**Task prompt:** What are the lines from the one with "Output the Python" through the one with "fig = plt.figure(figsize=(W", inclusive? Output them exactly, and leave out the pictures.

Records for the task start

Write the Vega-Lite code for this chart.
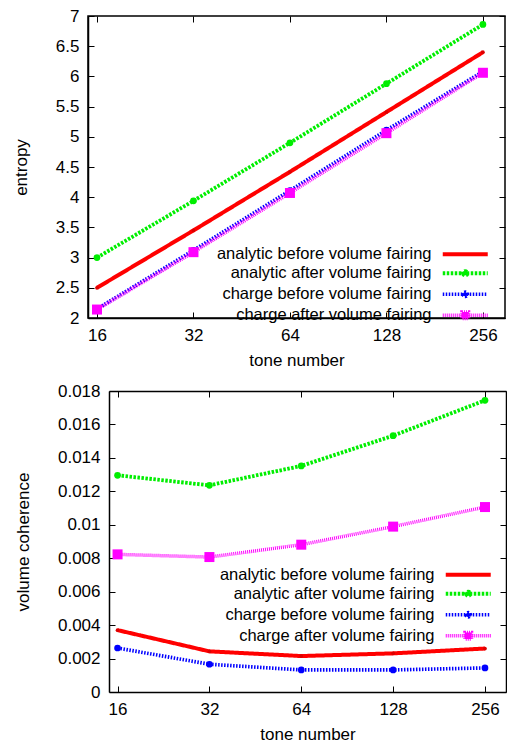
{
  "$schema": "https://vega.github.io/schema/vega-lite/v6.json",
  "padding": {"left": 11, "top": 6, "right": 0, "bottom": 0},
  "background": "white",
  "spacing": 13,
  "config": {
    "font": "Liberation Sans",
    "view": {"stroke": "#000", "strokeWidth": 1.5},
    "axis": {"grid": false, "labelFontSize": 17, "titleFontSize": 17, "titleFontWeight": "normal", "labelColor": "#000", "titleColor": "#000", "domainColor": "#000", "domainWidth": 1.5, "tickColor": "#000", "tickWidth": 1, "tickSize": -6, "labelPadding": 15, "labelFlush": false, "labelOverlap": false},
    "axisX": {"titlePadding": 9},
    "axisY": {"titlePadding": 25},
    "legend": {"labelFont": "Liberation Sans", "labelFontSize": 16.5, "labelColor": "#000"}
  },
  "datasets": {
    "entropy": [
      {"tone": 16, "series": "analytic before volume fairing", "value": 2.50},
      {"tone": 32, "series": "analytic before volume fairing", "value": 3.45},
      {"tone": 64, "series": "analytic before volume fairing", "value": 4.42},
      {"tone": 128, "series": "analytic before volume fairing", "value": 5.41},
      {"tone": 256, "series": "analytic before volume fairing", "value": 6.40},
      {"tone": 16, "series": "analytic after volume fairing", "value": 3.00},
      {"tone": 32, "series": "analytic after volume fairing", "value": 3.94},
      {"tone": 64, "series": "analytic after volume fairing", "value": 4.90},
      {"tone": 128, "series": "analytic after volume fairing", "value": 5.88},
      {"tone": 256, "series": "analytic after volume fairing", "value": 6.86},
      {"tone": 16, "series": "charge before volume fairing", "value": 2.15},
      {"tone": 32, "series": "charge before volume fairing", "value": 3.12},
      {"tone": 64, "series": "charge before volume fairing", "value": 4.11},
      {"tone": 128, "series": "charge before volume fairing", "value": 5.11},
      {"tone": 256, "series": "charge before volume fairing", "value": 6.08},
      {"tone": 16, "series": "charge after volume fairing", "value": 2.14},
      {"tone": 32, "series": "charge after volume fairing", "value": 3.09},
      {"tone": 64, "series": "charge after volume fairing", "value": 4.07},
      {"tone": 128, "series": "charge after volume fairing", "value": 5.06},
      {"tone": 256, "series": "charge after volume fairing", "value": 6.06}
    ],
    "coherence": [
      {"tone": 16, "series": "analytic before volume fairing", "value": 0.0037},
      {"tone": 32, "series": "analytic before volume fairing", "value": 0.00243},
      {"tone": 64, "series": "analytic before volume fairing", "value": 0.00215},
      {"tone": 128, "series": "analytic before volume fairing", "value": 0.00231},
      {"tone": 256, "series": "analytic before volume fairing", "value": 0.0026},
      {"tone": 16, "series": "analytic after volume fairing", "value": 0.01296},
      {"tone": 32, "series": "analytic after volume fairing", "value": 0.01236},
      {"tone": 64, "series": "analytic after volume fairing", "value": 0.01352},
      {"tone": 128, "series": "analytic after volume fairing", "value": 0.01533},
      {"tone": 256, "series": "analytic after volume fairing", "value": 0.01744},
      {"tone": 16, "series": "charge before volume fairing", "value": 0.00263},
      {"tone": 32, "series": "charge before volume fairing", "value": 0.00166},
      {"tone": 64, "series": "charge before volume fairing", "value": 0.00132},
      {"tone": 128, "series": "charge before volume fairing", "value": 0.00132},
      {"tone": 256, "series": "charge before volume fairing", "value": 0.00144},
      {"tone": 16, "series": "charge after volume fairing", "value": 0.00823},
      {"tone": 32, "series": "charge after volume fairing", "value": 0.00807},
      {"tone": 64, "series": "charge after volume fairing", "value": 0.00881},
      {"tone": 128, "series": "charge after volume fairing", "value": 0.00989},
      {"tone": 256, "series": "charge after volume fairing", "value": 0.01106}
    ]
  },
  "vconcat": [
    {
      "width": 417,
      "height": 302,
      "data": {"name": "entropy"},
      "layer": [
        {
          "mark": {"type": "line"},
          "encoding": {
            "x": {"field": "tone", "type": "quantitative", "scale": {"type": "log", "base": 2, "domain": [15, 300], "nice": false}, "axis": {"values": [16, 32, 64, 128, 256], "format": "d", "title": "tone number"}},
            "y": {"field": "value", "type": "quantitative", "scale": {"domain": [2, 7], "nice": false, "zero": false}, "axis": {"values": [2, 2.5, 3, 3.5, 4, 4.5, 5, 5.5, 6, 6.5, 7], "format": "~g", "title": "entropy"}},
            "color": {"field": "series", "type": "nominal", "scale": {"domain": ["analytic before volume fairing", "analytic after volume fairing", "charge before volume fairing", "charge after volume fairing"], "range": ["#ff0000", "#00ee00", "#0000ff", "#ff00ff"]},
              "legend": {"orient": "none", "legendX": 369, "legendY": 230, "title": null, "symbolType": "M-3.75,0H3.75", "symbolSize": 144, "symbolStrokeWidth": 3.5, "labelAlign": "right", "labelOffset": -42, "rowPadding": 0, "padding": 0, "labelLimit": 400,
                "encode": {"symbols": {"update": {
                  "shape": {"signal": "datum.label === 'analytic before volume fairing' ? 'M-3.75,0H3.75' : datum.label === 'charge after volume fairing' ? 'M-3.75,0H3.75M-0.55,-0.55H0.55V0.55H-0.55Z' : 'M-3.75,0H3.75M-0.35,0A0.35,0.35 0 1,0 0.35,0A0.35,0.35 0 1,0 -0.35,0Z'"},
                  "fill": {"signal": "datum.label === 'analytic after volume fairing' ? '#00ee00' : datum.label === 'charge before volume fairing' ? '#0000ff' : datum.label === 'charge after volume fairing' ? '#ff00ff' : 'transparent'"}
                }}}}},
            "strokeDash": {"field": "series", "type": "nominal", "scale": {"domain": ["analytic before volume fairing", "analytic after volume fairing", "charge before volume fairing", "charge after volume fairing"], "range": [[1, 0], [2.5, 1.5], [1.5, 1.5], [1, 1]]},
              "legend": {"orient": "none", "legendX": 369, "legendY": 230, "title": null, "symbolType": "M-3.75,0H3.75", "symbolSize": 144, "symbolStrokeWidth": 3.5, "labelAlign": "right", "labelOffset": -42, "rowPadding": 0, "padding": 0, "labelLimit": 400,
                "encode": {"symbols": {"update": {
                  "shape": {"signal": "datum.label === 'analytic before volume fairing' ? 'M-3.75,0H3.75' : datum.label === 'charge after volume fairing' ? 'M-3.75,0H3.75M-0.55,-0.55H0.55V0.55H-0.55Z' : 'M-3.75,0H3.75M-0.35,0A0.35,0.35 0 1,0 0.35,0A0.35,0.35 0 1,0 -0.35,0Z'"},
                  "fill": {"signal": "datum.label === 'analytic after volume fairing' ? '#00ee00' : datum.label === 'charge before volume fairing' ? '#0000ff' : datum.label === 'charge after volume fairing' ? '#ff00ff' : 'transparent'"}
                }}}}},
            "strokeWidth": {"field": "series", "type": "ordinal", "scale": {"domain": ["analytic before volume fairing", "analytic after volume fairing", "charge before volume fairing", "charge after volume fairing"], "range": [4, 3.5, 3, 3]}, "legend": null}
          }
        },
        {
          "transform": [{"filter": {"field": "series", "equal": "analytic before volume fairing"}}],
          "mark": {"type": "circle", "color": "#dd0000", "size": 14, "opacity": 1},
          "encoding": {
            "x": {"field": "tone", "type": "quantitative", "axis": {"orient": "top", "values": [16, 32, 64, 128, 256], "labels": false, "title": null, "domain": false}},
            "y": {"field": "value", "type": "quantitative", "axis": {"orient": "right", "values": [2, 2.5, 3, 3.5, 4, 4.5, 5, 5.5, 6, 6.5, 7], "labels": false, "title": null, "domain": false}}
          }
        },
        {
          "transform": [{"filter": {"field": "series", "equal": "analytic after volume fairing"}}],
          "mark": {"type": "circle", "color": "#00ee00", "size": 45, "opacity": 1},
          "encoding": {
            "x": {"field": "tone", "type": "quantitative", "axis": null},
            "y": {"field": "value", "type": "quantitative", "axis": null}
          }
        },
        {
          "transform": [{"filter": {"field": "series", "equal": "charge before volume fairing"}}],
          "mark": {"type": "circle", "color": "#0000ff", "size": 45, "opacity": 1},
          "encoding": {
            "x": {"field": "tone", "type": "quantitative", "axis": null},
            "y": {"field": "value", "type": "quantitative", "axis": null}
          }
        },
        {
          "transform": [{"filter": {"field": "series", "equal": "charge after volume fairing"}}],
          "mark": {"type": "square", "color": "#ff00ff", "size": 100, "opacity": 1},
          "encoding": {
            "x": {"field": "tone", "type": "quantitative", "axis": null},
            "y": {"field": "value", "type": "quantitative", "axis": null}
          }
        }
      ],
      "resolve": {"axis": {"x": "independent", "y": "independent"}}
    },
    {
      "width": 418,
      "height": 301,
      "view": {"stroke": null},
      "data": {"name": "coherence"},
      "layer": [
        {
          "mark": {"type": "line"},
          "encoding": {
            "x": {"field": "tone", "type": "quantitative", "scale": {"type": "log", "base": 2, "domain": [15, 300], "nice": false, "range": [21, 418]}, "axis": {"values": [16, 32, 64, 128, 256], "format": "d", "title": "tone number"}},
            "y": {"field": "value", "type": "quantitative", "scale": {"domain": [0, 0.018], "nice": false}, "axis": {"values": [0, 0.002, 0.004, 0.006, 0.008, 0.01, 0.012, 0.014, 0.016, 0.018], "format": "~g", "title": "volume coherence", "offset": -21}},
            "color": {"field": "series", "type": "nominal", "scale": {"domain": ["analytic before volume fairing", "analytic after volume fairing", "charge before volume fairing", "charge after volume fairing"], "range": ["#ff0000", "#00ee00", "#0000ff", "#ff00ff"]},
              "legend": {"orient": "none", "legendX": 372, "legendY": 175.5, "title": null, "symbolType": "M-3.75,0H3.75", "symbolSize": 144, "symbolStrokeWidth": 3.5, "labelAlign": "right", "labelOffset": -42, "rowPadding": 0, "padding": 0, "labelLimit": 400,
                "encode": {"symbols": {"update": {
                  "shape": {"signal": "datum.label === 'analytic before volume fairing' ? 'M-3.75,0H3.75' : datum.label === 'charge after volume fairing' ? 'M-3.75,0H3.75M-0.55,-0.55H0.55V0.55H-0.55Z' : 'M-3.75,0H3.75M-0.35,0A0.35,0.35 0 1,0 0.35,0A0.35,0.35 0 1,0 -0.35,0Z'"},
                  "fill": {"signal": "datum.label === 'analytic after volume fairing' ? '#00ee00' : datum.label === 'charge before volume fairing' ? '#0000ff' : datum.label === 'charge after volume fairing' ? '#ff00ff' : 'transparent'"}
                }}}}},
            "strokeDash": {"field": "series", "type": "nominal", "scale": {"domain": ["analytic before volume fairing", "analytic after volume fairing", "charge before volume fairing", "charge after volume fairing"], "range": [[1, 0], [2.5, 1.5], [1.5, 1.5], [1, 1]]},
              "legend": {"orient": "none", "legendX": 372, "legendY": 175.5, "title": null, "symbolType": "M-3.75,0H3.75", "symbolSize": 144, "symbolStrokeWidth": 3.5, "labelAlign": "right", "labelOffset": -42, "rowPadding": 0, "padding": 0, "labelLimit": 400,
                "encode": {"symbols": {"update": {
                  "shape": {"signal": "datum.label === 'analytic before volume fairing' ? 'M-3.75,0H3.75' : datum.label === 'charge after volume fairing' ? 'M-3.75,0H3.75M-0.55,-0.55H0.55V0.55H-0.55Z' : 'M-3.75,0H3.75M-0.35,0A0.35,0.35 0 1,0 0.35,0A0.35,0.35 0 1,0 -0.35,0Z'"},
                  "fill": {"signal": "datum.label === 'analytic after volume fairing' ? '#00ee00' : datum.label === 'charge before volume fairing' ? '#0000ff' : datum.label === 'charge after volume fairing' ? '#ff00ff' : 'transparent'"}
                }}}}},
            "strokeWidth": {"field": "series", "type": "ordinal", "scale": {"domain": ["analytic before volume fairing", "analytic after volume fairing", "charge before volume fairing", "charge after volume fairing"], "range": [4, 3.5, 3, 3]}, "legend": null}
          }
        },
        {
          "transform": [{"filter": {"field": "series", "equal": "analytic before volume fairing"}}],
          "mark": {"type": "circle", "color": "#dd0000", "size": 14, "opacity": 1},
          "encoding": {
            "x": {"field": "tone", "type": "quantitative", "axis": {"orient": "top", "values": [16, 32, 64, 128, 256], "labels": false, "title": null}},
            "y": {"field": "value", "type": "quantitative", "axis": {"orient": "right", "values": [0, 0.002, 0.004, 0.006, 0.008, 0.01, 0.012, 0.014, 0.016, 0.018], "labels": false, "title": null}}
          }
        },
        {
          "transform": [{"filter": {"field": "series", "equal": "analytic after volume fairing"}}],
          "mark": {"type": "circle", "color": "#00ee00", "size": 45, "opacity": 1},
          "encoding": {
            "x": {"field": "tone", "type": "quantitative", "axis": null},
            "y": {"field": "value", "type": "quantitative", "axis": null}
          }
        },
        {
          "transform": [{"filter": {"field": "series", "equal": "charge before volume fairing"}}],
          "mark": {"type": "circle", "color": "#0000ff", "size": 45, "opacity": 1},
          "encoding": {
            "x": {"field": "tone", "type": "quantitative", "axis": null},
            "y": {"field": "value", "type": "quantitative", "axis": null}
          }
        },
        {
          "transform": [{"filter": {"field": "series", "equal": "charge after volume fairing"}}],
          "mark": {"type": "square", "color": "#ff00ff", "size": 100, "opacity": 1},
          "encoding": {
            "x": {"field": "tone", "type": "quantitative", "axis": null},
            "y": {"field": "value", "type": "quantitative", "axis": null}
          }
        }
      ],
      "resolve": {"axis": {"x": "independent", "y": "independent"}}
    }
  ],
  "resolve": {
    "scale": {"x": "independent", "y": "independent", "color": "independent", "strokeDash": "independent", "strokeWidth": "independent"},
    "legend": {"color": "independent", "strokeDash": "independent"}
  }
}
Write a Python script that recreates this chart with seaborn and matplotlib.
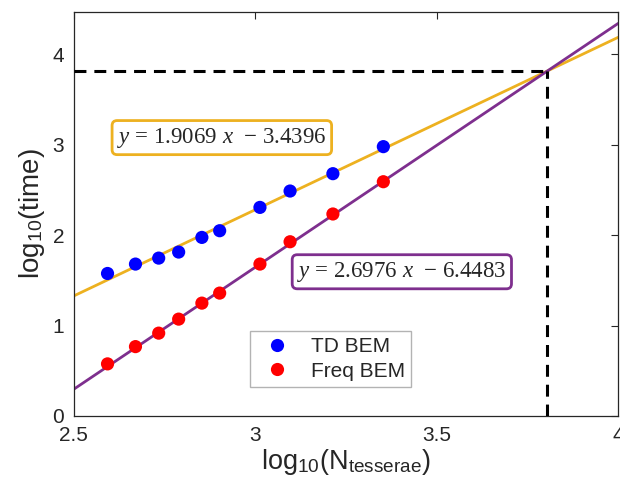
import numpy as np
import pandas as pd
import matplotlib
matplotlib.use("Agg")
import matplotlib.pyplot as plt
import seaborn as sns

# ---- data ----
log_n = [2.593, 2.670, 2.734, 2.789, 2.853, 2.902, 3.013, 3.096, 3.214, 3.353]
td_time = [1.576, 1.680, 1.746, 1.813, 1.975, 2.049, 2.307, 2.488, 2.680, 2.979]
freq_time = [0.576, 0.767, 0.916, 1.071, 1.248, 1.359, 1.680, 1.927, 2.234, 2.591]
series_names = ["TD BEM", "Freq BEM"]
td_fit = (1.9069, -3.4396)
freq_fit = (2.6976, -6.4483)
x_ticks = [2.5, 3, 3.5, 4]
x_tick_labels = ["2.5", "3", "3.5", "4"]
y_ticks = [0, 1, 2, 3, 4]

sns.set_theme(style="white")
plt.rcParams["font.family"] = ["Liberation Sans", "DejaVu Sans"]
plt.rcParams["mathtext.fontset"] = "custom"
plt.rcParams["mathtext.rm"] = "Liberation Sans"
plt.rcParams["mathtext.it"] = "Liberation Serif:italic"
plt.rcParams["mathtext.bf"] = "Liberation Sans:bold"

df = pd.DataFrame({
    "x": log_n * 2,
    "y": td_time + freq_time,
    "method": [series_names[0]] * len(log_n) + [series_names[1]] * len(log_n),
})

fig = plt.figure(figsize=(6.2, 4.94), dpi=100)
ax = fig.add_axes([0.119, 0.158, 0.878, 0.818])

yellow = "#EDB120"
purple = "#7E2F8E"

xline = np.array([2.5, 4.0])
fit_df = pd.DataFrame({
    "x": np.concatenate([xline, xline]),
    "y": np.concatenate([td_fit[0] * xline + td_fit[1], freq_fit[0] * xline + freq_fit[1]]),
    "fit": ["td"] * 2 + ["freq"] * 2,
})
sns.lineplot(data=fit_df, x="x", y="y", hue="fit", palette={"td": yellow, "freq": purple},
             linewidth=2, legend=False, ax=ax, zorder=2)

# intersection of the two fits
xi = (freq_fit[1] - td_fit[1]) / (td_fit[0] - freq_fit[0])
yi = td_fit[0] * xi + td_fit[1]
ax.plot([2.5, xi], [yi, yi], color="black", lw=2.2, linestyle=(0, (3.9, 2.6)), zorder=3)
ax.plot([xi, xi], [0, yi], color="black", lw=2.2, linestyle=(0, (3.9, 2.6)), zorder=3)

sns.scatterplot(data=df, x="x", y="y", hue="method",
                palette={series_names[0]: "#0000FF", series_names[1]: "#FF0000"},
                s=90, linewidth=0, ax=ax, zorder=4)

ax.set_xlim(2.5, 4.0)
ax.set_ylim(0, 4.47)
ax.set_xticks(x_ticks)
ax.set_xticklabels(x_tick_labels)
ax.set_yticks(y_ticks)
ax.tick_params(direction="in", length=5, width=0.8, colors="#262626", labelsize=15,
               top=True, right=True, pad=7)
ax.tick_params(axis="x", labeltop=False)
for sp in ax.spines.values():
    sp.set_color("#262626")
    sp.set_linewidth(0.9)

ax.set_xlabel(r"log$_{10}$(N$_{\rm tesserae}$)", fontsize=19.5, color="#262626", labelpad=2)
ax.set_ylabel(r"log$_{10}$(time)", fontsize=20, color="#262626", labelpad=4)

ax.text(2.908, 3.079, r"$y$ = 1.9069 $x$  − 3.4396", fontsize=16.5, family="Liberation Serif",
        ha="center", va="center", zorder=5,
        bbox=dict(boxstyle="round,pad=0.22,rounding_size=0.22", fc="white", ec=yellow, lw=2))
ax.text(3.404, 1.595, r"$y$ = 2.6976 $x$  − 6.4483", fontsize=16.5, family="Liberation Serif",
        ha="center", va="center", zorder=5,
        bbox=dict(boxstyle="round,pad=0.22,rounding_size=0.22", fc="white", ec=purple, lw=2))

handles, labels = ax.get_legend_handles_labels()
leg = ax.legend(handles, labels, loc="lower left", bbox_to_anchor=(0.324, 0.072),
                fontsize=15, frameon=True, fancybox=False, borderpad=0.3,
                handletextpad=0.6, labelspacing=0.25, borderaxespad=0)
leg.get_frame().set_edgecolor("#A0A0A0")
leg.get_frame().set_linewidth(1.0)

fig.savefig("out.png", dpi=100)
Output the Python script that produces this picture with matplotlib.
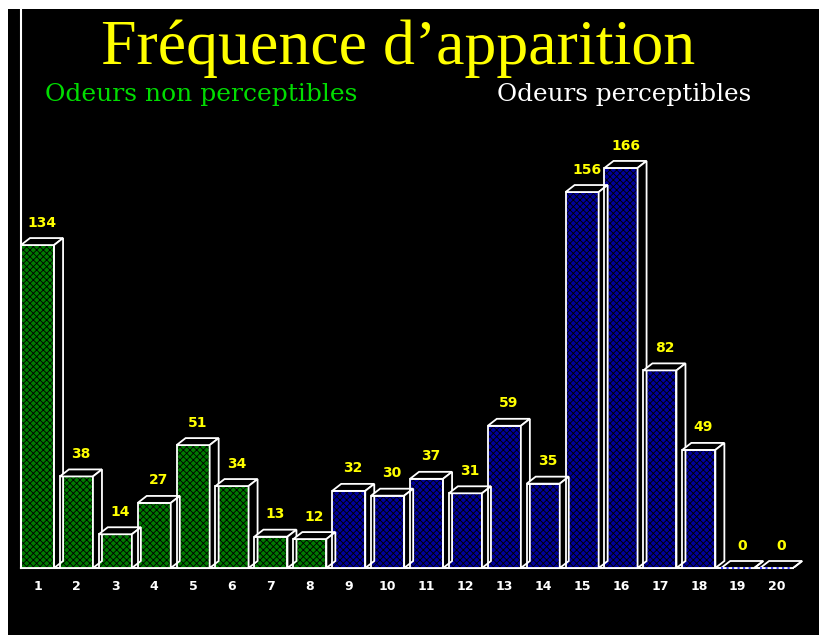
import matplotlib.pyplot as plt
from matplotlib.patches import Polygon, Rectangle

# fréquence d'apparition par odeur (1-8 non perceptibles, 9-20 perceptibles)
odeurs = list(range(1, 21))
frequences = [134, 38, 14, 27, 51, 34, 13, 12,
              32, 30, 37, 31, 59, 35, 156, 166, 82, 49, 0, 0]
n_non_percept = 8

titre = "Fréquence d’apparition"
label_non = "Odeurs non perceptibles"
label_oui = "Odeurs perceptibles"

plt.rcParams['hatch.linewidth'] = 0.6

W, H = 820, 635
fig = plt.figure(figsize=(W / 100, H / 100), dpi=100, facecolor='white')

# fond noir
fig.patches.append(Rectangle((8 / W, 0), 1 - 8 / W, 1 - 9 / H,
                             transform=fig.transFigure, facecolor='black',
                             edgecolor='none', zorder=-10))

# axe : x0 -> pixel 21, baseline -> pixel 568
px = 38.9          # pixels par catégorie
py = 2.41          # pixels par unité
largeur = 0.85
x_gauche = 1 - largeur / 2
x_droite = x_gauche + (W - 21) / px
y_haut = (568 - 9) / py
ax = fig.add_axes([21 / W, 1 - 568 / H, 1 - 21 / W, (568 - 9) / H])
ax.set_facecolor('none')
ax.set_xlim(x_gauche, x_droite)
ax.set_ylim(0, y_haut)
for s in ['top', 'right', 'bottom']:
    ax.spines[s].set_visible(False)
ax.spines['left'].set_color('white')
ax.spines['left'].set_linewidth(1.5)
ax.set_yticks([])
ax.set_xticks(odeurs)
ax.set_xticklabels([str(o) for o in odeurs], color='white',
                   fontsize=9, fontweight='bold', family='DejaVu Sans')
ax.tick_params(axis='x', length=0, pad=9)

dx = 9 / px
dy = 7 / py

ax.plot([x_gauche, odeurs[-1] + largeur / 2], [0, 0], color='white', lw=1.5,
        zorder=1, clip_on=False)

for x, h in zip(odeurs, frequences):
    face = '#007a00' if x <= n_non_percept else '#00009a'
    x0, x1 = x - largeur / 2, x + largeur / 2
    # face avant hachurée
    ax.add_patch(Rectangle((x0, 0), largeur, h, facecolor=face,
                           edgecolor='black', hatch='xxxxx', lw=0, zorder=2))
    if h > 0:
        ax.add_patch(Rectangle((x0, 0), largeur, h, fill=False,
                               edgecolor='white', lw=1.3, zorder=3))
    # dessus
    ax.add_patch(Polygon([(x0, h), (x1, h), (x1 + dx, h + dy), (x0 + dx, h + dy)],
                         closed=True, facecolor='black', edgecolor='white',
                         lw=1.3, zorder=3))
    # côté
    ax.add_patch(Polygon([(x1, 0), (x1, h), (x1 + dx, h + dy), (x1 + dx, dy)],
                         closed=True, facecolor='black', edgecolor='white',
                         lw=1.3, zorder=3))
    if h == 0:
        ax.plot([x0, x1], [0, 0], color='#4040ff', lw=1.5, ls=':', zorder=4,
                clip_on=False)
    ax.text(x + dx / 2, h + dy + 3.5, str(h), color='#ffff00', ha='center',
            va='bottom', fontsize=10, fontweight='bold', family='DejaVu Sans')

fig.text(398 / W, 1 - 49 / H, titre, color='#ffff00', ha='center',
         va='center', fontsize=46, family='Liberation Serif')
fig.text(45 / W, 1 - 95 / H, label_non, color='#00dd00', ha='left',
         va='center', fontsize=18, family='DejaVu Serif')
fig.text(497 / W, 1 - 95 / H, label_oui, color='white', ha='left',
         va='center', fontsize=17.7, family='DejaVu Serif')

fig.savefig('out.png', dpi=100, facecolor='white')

Records for the task end

**Answer for the task:**
Output the Python script that produces this picture with matplotlib.
import matplotlib.pyplot as plt
from matplotlib.patches import Polygon, Rectangle

# fréquence d'apparition par odeur (1-8 non perceptibles, 9-20 perceptibles)
odeurs = list(range(1, 21))
frequences = [134, 38, 14, 27, 51, 34, 13, 12,
              32, 30, 37, 31, 59, 35, 156, 166, 82, 49, 0, 0]
n_non_percept = 8

titre = "Fréquence d’apparition"
label_non = "Odeurs non perceptibles"
label_oui = "Odeurs perceptibles"

plt.rcParams['hatch.linewidth'] = 0.6

W, H = 820, 635
fig = plt.figure(figsize=(W / 100, H / 100), dpi=100, facecolor='white')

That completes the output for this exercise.